====== SUPPLIED MATERIAL
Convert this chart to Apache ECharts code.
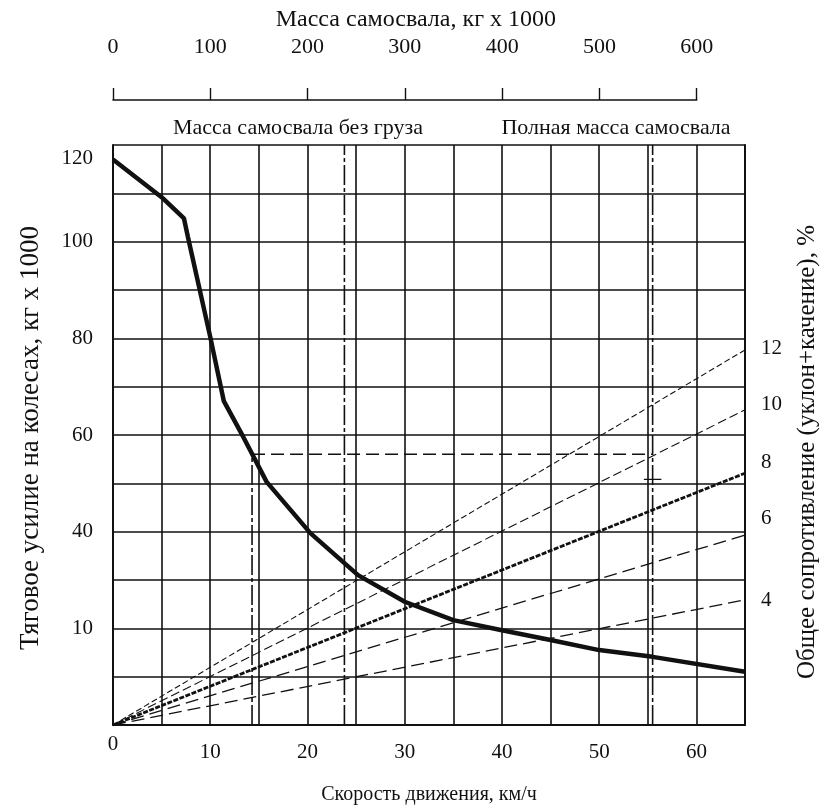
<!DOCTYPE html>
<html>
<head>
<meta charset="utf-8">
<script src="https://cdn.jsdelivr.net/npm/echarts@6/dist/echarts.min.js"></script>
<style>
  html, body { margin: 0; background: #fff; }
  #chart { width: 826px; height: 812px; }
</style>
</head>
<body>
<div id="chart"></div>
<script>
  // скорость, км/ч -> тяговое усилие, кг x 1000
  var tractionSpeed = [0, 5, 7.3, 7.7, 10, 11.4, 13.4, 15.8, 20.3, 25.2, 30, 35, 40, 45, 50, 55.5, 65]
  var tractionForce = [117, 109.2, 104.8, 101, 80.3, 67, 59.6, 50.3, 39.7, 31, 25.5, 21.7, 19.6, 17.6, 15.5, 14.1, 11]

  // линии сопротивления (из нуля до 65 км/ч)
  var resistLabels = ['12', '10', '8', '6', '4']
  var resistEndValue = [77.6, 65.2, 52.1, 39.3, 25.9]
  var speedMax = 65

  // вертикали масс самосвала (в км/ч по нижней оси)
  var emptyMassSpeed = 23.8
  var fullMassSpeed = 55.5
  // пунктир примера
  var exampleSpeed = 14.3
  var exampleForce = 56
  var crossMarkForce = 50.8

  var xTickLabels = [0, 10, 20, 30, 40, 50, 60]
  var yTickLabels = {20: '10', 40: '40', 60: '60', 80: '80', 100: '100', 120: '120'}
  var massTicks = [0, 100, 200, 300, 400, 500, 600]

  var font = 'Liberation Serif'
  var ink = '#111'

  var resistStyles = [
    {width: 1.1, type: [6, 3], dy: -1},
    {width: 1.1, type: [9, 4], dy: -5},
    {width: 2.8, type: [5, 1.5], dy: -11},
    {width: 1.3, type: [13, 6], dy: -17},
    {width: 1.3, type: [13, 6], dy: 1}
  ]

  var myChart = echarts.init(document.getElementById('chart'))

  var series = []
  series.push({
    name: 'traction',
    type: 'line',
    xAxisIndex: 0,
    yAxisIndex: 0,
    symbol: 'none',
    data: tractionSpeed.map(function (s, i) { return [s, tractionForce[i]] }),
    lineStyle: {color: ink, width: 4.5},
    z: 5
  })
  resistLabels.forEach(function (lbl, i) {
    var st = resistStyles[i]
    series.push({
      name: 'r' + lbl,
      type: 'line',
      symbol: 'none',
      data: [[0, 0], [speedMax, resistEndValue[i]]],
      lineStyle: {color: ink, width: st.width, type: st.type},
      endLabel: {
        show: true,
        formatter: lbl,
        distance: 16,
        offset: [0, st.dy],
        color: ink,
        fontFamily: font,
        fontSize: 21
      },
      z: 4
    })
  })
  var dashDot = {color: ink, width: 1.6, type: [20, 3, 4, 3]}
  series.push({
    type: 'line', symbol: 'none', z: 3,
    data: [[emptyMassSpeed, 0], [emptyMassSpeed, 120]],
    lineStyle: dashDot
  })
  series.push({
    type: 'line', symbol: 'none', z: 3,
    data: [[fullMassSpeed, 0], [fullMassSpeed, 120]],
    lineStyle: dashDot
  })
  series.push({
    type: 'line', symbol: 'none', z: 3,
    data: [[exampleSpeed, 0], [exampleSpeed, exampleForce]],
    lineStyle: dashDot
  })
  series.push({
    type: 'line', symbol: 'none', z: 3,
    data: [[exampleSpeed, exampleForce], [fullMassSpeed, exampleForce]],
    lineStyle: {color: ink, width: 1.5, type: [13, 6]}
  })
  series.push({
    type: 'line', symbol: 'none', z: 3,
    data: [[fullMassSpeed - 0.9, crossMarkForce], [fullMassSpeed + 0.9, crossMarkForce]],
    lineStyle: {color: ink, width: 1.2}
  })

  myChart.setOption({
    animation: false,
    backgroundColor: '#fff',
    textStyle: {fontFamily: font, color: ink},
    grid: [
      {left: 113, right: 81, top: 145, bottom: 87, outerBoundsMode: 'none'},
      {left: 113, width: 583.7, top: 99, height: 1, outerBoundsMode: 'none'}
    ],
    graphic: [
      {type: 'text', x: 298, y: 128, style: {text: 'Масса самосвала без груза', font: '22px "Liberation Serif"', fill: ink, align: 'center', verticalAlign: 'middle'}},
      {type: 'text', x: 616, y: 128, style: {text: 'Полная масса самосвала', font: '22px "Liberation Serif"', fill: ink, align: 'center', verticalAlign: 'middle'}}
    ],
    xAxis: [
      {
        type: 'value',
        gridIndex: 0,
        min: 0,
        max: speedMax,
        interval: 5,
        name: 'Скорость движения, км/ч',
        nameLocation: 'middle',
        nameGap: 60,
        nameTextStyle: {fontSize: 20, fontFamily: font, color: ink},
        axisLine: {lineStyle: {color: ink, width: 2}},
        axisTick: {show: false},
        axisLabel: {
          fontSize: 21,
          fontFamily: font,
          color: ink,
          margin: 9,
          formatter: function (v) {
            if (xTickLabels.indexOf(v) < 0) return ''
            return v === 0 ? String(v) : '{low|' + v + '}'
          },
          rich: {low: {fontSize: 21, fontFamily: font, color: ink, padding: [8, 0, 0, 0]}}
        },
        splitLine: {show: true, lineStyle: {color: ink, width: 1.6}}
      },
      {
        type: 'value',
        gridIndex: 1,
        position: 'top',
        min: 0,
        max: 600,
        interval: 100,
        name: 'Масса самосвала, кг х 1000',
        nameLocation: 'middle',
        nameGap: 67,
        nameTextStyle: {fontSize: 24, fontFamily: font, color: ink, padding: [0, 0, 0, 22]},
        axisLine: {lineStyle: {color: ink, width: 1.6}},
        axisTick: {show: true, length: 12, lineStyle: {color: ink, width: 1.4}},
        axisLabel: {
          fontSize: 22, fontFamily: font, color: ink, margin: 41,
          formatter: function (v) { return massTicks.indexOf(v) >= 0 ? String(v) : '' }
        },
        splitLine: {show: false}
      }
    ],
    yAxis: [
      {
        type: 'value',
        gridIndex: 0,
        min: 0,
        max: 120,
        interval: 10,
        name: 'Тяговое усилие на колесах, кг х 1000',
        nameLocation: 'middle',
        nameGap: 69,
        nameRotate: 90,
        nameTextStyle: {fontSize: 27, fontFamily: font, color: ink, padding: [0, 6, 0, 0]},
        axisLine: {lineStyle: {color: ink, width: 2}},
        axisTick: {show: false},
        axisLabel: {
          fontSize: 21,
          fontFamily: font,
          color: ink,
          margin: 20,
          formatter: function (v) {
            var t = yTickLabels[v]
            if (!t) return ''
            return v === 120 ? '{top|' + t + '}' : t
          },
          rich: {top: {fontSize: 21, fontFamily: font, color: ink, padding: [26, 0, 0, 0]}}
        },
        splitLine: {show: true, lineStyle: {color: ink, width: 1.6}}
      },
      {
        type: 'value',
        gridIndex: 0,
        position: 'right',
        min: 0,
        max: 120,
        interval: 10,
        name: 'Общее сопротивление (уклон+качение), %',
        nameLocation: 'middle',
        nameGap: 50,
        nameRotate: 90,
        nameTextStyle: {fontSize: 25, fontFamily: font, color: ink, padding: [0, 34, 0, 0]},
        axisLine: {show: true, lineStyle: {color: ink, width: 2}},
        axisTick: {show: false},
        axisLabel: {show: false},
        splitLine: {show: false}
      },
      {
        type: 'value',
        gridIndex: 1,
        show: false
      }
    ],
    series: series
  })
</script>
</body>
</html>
============
# PROBLEM DETAILS
Reproduce the whole listing exactly, but not the images in it.

# EXERCISE RESPONSE
Convert this chart to Apache ECharts code.
<!DOCTYPE html>
<html>
<head>
<meta charset="utf-8">
<script src="https://cdn.jsdelivr.net/npm/echarts@6/dist/echarts.min.js"></script>
<style>
  html, body { margin: 0; background: #fff; }
  #chart { width: 826px; height: 812px; }
</style>
</head>
<body>
<div id="chart"></div>
<script>
  // скорость, км/ч -> тяговое усилие, кг x 1000
  var tractionSpeed = [0, 5, 7.3, 7.7, 10, 11.4, 13.4, 15.8, 20.3, 25.2, 30, 35, 40, 45, 50, 55.5, 65]
  var tractionForce = [117, 109.2, 104.8, 101, 80.3, 67, 59.6, 50.3, 39.7, 31, 25.5, 21.7, 19.6, 17.6, 15.5, 14.1, 11]

  // линии сопротивления (из нуля до 65 км/ч)
  var resistLabels = ['12', '10', '8', '6', '4']
  var resistEndValue = [77.6, 65.2, 52.1, 39.3, 25.9]
  var speedMax = 65

  // вертикали масс самосвала (в км/ч по нижней оси)
  var emptyMassSpeed = 23.8
  var fullMassSpeed = 55.5
  // пунктир примера
  var exampleSpeed = 14.3
  var exampleForce = 56
  var crossMarkForce = 50.8

  var xTickLabels = [0, 10, 20, 30, 40, 50, 60]
  var yTickLabels = {20: '10', 40: '40', 60: '60', 80: '80', 100: '100', 120: '120'}
  var massTicks = [0, 100, 200, 300, 400, 500, 600]

  var font = 'Liberation Serif'
  var ink = '#111'

  var resistStyles = [
    {width: 1.1, type: [6, 3], dy: -1},
    {width: 1.1, type: [9, 4], dy: -5},
    {width: 2.8, type: [5, 1.5], dy: -11},
    {width: 1.3, type: [13, 6], dy: -17},
    {width: 1.3, type: [13, 6], dy: 1}
  ]

  var myChart = echarts.init(document.getElementById('chart'))

  var series = []
  series.push({
    name: 'traction',
    type: 'line',
    xAxisIndex: 0,
    yAxisIndex: 0,
    symbol: 'none',
    data: tractionSpeed.map(function (s, i) { return [s, tractionForce[i]] }),
    lineStyle: {color: ink, width: 4.5},
    z: 5
  })
  resistLabels.forEach(function (lbl, i) {
    var st = resistStyles[i]
    series.push({
      name: 'r' + lbl,
      type: 'line',
      symbol: 'none',
      data: [[0, 0], [speedMax, resistEndValue[i]]],
      lineStyle: {color: ink, width: st.width, type: st.type},
      endLabel: {
        show: true,
        formatter: lbl,
        distance: 16,
        offset: [0, st.dy],
        color: ink,
        fontFamily: font,
        fontSize: 21
      },
      z: 4
    })
  })
  var dashDot = {color: ink, width: 1.6, type: [20, 3, 4, 3]}
  series.push({
    type: 'line', symbol: 'none', z: 3,
    data: [[emptyMassSpeed, 0], [emptyMassSpeed, 120]],
    lineStyle: dashDot
  })
  series.push({
    type: 'line', symbol: 'none', z: 3,
    data: [[fullMassSpeed, 0], [fullMassSpeed, 120]],
    lineStyle: dashDot
  })
  series.push({
    type: 'line', symbol: 'none', z: 3,
    data: [[exampleSpeed, 0], [exampleSpeed, exampleForce]],
    lineStyle: dashDot
  })
  series.push({
    type: 'line', symbol: 'none', z: 3,
    data: [[exampleSpeed, exampleForce], [fullMassSpeed, exampleForce]],
    lineStyle: {color: ink, width: 1.5, type: [13, 6]}
  })
  series.push({
    type: 'line', symbol: 'none', z: 3,
    data: [[fullMassSpeed - 0.9, crossMarkForce], [fullMassSpeed + 0.9, crossMarkForce]],
    lineStyle: {color: ink, width: 1.2}
  })

  myChart.setOption({
    animation: false,
    backgroundColor: '#fff',
    textStyle: {fontFamily: font, color: ink},
    grid: [
      {left: 113, right: 81, top: 145, bottom: 87, outerBoundsMode: 'none'},
      {left: 113, width: 583.7, top: 99, height: 1, outerBoundsMode: 'none'}
    ],
    graphic: [
      {type: 'text', x: 298, y: 128, style: {text: 'Масса самосвала без груза', font: '22px "Liberation Serif"', fill: ink, align: 'center', verticalAlign: 'middle'}},
      {type: 'text', x: 616, y: 128, style: {text: 'Полная масса самосвала', font: '22px "Liberation Serif"', fill: ink, align: 'center', verticalAlign: 'middle'}}
    ],
    xAxis: [
      {
        type: 'value',
        gridIndex: 0,
        min: 0,
        max: speedMax,
        interval: 5,
        name: 'Скорость движения, км/ч',
        nameLocation: 'middle',
        nameGap: 60,
        nameTextStyle: {fontSize: 20, fontFamily: font, color: ink},
        axisLine: {lineStyle: {color: ink, width: 2}},
        axisTick: {show: false},
        axisLabel: {
          fontSize: 21,
          fontFamily: font,
          color: ink,
          margin: 9,
          formatter: function (v) {
            if (xTickLabels.indexOf(v) < 0) return ''
            return v === 0 ? String(v) : '{low|' + v + '}'
          },
          rich: {low: {fontSize: 21, fontFamily: font, color: ink, padding: [8, 0, 0, 0]}}
        },
        splitLine: {show: true, lineStyle: {color: ink, width: 1.6}}
      },
      {
        type: 'value',
        gridIndex: 1,
        position: 'top',
        min: 0,
        max: 600,
        interval: 100,
        name: 'Масса самосвала, кг х 1000',
        nameLocation: 'middle',
        nameGap: 67,
        nameTextStyle: {fontSize: 24, fontFamily: font, color: ink, padding: [0, 0, 0, 22]},
        axisLine: {lineStyle: {color: ink, width: 1.6}},
        axisTick: {show: true, length: 12, lineStyle: {color: ink, width: 1.4}},
        axisLabel: {
          fontSize: 22, fontFamily: font, color: ink, margin: 41,
          formatter: function (v) { return massTicks.indexOf(v) >= 0 ? String(v) : '' }
        },
        splitLine: {show: false}
      }
    ],
    yAxis: [
      {
        type: 'value',
        gridIndex: 0,
        min: 0,
        max: 120,
        interval: 10,
        name: 'Тяговое усилие на колесах, кг х 1000',
        nameLocation: 'middle',
        nameGap: 69,
        nameRotate: 90,
        nameTextStyle: {fontSize: 27, fontFamily: font, color: ink, padding: [0, 6, 0, 0]},
        axisLine: {lineStyle: {color: ink, width: 2}},
        axisTick: {show: false},
        axisLabel: {
          fontSize: 21,
          fontFamily: font,
          color: ink,
          margin: 20,
          formatter: function (v) {
            var t = yTickLabels[v]
            if (!t) return ''
            return v === 120 ? '{top|' + t + '}' : t
          },
          rich: {top: {fontSize: 21, fontFamily: font, color: ink, padding: [26, 0, 0, 0]}}
        },
        splitLine: {show: true, lineStyle: {color: ink, width: 1.6}}
      },
      {
        type: 'value',
        gridIndex: 0,
        position: 'right',
        min: 0,
        max: 120,
        interval: 10,
        name: 'Общее сопротивление (уклон+качение), %',
        nameLocation: 'middle',
        nameGap: 50,
        nameRotate: 90,
        nameTextStyle: {fontSize: 25, fontFamily: font, color: ink, padding: [0, 34, 0, 0]},
        axisLine: {show: true, lineStyle: {color: ink, width: 2}},
        axisTick: {show: false},
        axisLabel: {show: false},
        splitLine: {show: false}
      },
      {
        type: 'value',
        gridIndex: 1,
        show: false
      }
    ],
    series: series
  })
</script>
</body>
</html>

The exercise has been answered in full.